Behind them came the adults—eighty-four of them. Doctors, nurses, cooks, mechanics. Civilization on wheels. J. C. Van Hul, Jr. from the Clinton Chamber of Commerce ensured they had a truck full of spare parts. If the caravan broke down somewhere between Clinton and the horizon, he had the men and equipment to fix it.
| Making camp in the Grand Canyon |
They slept in armories, schoolhouses, and gymnasiums offered by kind people who still believed adventure was good for the soul. In South Dakota they camped four days in the Badlands, which looked like outer space to boys used to corn and beans. In Yellowstone they spent a week watching the earth breathe through geysers and steam vents, learning the simple fact that nature doesn’t care if you’re wearing a Scout uniform.

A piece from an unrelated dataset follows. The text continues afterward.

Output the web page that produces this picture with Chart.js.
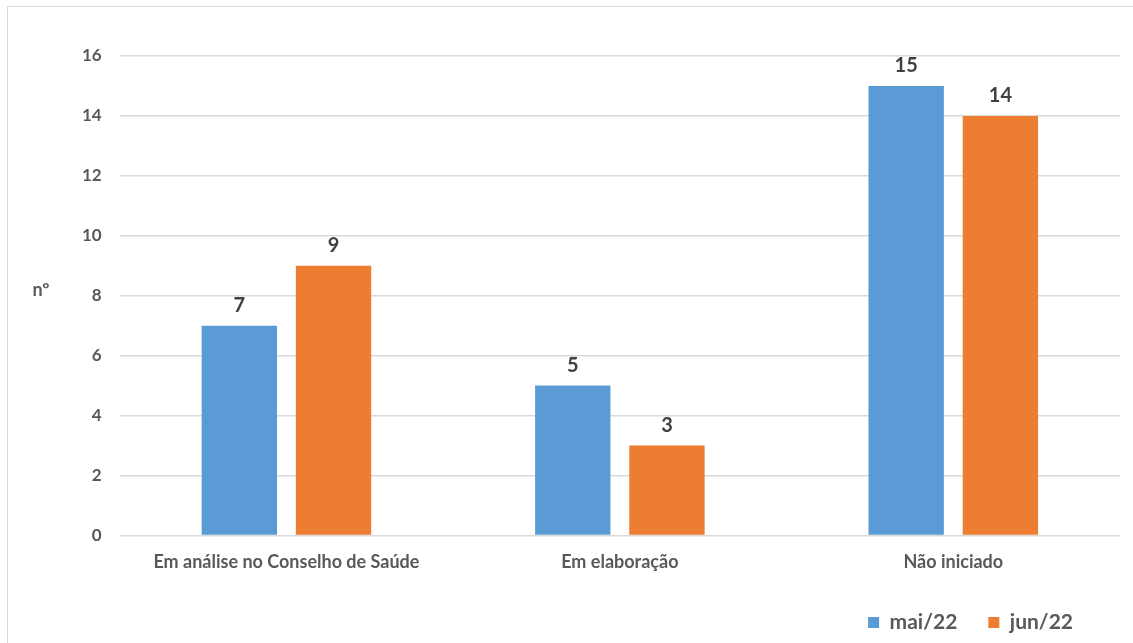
<!DOCTYPE html>
<html>
<head>
<meta charset="utf-8">
<script src="https://cdn.jsdelivr.net/npm/chart.js@4.4.0/dist/chart.umd.min.js"></script>
<style>
  body { margin: 0; background: #fff; overflow: hidden; }
  #frame {
    position: absolute; left: 7px; top: 6px;
    width: 1140px; height: 650px;
    border: 1px solid #d9d9d9;
  }
  #wrap { position: absolute; left: 0; top: 0; width: 1125px; height: 636px; }
</style>
</head>
<body>
<div id="frame">
  <div id="wrap"><canvas id="myChart"></canvas></div>
</div>
<script>
// chart data
const categories = ['Em análise no Conselho de Saúde', 'Em elaboração', 'Não iniciado'];
const seriesNames = ['mai/22', 'jun/22'];
const mai22 = [7, 5, 15];
const jun22 = [9, 3, 14];
const yTicks = [0, 2, 4, 6, 8, 10, 12, 14, 16];
const yTitle = 'nº';

const textGray = '#595959';
const gridGray = '#d9d9d9';

// draws the value on top of each bar
const barLabels = {
  id: 'barLabels',
  afterDatasetsDraw(chart) {
    const ctx = chart.ctx;
    ctx.save();
    ctx.font = 'bold 20px Lato';
    ctx.fillStyle = '#404040';
    ctx.textAlign = 'center';
    ctx.textBaseline = 'middle';
    chart.data.datasets.forEach((ds, i) => {
      chart.getDatasetMeta(i).data.forEach((bar, j) => {
        ctx.fillText(ds.data[j], bar.x, bar.y - 20);
      });
    });
    ctx.restore();
  }
};

// horizontal axis title ("nº") on the left
const sideTitle = {
  id: 'sideTitle',
  afterDraw(chart) {
    const ctx = chart.ctx;
    const area = chart.chartArea;
    ctx.save();
    ctx.font = 'bold 18px Lato';
    ctx.fillStyle = textGray;
    ctx.textAlign = 'center';
    ctx.textBaseline = 'middle';
    ctx.fillText(yTitle, 33, (area.top + area.bottom) / 2 - 6);
    ctx.restore();
  }
};

// nudge legend a bit to the left
const legendShift = {
  id: 'legendShift',
  afterLayout(chart) {
    chart.legend.left -= 16;
    chart.legend.right -= 16;
  }
};

new Chart(document.getElementById('myChart'), {
  type: 'bar',
  data: {
    labels: categories,
    datasets: [
      { label: seriesNames[0], data: mai22, backgroundColor: '#5b9bd5' },
      { label: seriesNames[1], data: jun22, backgroundColor: '#ed7d31' }
    ]
  },
  options: {
    responsive: true,
    maintainAspectRatio: false,
    animation: false,
    datasets: { bar: { barPercentage: 0.8, categoryPercentage: 0.565 } },
    layout: { padding: { left: 56, right: 13, top: 49, bottom: 0 } },
    plugins: {
      legend: {
        position: 'bottom',
        align: 'end',
        labels: {
          boxWidth: 11,
          boxHeight: 11,
          padding: 31,
          color: textGray,
          font: { family: 'Lato', size: 21, weight: 'bold' }
        }
      },
      tooltip: { enabled: false }
    },
    scales: {
      x: {
        grid: { display: false },
        border: { display: false },
        ticks: {
          color: textGray,
          padding: 8,
          font: { family: 'Lato', size: 18, weight: 'bold' }
        }
      },
      y: {
        min: 0,
        max: 16,
        afterBuildTicks(axis) { axis.ticks = yTicks.map(v => ({ value: v })); },
        grid: { color: gridGray, lineWidth: 1.5, drawTicks: false },
        border: { display: false },
        ticks: {
          color: textGray,
          padding: 18,
          font: { family: 'Lato', size: 17, weight: 'bold' }
        }
      }
    }
  },
  plugins: [barLabels, sideTitle, legendShift]
});
</script>
</body>
</html>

At Standing Rock, the boys met Lakota elders and learned about a world that had been here long before the merit badges. Later, a group of cowboys staged a fake holdup—guns, bandanas, the whole show. The boys cheered. Nobody got hurt. It was America rehearsing itself again.
| Map showing the route taken by the Scouts |
When they returned to Clinton on July 26, the town lost its composure. Whistles screamed. Church bells rang. Shops closed. The caravan was met at the edge of town by every citizen with a flag or a voice. The boys were led to the Coliseum for speeches about courage, discipline, and the future of the nation. They stood there in clean shirts, grinning and itchy, pretending to understand.
A year later, a magazine called it “an educational aspect of Scouting.” Which sounds about right. Education always looks noble from a distance. Up close it smells like dust, gasoline, and coffee in a tin cup.